Look what we found for Audrey in the yard at Edmonton Bicycle Commuters yesterday:
Cute, isn’t it? Even if it has a hilariously inefficient rear mudguard. Audrey can ride it right now (or will be able to when she no longer relies on training wheels). You can’t tell from these photos, but there’s gold pinstriping on the frame. The flower-power banana seat is identical to NOS ones sold by Schwinnstore/Bicycle Heaven on eBay.
Growing up in Nova Scotia, I’d never seen one of these headbadges, but apparently they were really common in Western Canada. Turns out that Deelites were imported by Fred Deeley Cycles Ltd., a historic Vancouver company best known now as Canada’s Harley-Davidson distributors and the predecessor to today’s Trev Deeley Motorcycles. Readers in BC may be able to fill in some blanks here, but I gather from various cycling forums that Fred Deeley Cycles imported Apollos (manufactured by Kuwahara in Osaka, Japan – who also made the BMX bike rode by Elliott in the movie E.T.) and possibly other Japanese bicycles, and Raleigh and Phillips bicycles, until the 70s or 80s. I couldn’t find any indication that the bicycle business is still open.
Here’s Fred Deeley Sr.’s obit, from The History of Metropolitan Vancouver website:
“Fred Deeley Sr. Motorcycle dealer b. 1881,Bromsgrove, Eng.; d. May 9, 1970, Vancouver. After 10 years in business in England, he first visited B.C. in 1913, representing the Birmingham Small Arms, manufacturer of BSA motorcycles. Bought out BSA and opened Fred Deeley Ltd. (1914) in a 12′-wide store at 1075 Granville. In 1916 acquired Harley-Davidson franchise, becoming its second oldest dealership. By 1925 he owned a motorcycle shop, bicycle shop, and one of Canada’s larger car dealerships. Company included son Fred Jr. and grandson Trev (b. 1920) of Trev Deeley Motorcycles. Biography: Motorcycle Millionaire, by Trev Deeley.”
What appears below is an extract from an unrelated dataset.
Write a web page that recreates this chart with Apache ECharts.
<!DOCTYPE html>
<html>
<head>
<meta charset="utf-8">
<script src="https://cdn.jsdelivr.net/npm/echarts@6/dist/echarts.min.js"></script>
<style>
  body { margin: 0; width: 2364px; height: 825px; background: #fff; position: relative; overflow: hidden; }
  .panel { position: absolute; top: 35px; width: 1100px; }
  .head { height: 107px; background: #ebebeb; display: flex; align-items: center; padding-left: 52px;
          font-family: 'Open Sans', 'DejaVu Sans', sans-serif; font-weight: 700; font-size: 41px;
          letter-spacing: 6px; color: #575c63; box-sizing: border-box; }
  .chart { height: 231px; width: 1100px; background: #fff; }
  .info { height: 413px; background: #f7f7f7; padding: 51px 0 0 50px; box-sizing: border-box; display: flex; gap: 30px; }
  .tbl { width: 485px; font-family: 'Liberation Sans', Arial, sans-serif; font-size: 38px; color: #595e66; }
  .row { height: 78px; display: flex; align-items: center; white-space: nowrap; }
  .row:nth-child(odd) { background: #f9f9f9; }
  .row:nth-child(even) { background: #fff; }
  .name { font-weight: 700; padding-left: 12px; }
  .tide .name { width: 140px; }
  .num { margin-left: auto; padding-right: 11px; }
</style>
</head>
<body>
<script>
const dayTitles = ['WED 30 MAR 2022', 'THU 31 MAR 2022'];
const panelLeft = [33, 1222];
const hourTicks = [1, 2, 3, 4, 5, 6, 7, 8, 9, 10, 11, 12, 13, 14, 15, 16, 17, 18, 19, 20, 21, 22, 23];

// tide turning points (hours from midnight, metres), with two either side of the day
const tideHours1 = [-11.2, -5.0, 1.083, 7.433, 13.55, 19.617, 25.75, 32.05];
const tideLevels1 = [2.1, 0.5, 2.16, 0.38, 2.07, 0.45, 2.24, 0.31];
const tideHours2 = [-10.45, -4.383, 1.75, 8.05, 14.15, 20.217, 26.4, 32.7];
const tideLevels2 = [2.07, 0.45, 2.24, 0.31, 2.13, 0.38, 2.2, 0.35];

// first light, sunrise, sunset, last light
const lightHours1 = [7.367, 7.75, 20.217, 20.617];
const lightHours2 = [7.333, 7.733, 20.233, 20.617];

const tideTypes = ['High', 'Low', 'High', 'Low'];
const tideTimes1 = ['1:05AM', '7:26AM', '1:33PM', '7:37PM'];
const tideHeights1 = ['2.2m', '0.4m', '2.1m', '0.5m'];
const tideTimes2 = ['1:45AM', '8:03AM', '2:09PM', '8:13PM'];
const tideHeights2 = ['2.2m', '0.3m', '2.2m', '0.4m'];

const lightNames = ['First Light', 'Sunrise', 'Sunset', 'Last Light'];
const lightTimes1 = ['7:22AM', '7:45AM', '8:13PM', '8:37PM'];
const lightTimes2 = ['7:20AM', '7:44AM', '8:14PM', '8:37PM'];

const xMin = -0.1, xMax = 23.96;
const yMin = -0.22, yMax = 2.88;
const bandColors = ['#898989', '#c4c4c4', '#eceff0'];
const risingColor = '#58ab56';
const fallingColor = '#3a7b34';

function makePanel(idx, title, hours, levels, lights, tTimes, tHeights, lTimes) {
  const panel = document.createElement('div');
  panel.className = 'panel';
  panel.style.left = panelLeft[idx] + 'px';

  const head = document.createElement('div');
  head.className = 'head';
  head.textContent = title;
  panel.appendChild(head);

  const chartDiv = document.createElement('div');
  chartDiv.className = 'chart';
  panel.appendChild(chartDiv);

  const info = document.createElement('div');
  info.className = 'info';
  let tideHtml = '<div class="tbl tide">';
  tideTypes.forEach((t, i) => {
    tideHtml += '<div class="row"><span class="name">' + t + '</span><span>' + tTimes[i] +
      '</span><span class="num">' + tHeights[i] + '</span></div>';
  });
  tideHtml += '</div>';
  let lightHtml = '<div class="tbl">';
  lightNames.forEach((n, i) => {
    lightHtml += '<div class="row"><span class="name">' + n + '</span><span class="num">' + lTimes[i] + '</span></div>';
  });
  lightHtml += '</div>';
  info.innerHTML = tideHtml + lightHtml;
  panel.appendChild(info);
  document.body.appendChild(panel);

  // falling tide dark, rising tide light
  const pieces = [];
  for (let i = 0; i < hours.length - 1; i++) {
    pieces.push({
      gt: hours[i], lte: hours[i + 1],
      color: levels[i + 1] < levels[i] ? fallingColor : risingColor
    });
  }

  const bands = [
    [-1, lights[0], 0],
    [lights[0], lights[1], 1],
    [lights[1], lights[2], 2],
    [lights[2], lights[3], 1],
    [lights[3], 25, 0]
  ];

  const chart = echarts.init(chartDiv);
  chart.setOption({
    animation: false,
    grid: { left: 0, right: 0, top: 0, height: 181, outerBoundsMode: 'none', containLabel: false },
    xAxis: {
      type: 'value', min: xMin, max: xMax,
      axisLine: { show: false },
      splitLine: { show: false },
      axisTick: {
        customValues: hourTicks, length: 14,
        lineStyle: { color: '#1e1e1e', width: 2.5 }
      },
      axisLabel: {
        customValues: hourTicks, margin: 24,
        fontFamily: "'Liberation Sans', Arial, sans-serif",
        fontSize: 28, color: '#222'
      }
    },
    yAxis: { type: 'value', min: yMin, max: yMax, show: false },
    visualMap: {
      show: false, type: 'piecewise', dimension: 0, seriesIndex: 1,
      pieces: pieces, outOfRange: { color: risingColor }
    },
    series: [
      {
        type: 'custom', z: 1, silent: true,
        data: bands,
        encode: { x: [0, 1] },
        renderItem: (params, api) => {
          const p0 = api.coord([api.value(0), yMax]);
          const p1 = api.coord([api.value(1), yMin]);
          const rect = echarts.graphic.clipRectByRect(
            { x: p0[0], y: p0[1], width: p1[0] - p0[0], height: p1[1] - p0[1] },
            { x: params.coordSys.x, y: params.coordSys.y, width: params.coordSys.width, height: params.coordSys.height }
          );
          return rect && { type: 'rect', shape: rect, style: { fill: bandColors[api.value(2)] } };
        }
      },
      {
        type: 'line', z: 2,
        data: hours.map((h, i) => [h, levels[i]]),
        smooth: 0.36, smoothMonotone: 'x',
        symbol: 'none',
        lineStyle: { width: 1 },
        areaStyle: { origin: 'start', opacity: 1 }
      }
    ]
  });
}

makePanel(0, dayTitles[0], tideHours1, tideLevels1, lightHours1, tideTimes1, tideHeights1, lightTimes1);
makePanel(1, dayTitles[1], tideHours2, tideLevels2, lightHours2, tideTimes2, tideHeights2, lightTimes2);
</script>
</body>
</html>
So, we have a lot of candidates for the manufacturer of this bicycle. Here are the clues we have:
The coaster brake, with hub marked NANKAI (logo) NO. 75 COASTER (photo coming soon) and this stamp on the arm: N(logo)K MADE IN JAPAN. A quick search shows that the NK-75 was a commonly used coaster brake, made by Nankai Tekko Company, Ltd. of Osaka, Japan. [15 March Update: a history in PDF form from the Techno Nankai website indicates that they started exporting the NK-75 in 1970. So we now know it’s probably a post-1970 bike!]
The tire rims are marked ARAYA 16 x 1.75 MADE IN JAPAN.
Cottered cranks and pedals with replaceable rubber pads (that look like they’ve never been replaced).
The front fender isn’t true and will need to be fixed.
The Vancouver connection and the fact that we found it the day after the opening ceremonies has us thinking that this bike needs an Olympic name and some multicoloured Olympic-coloured accessories… any suggestions?
Here’s the only other Fred Deeley headbadge or decal image I was able to find on the net, from a 1984 Kuwahara Club Sport bike (with a stamped serial number that started 84). I’m reproducing it here since images seem to disappear from these forums all the time:
So, do you have any idea if this is, in fact, a Kuwahara-manufactured bike, or what era it’s from (70s or 80s)? Anything you can fill in about the history of the Deelite or Fred Deeley Cycles?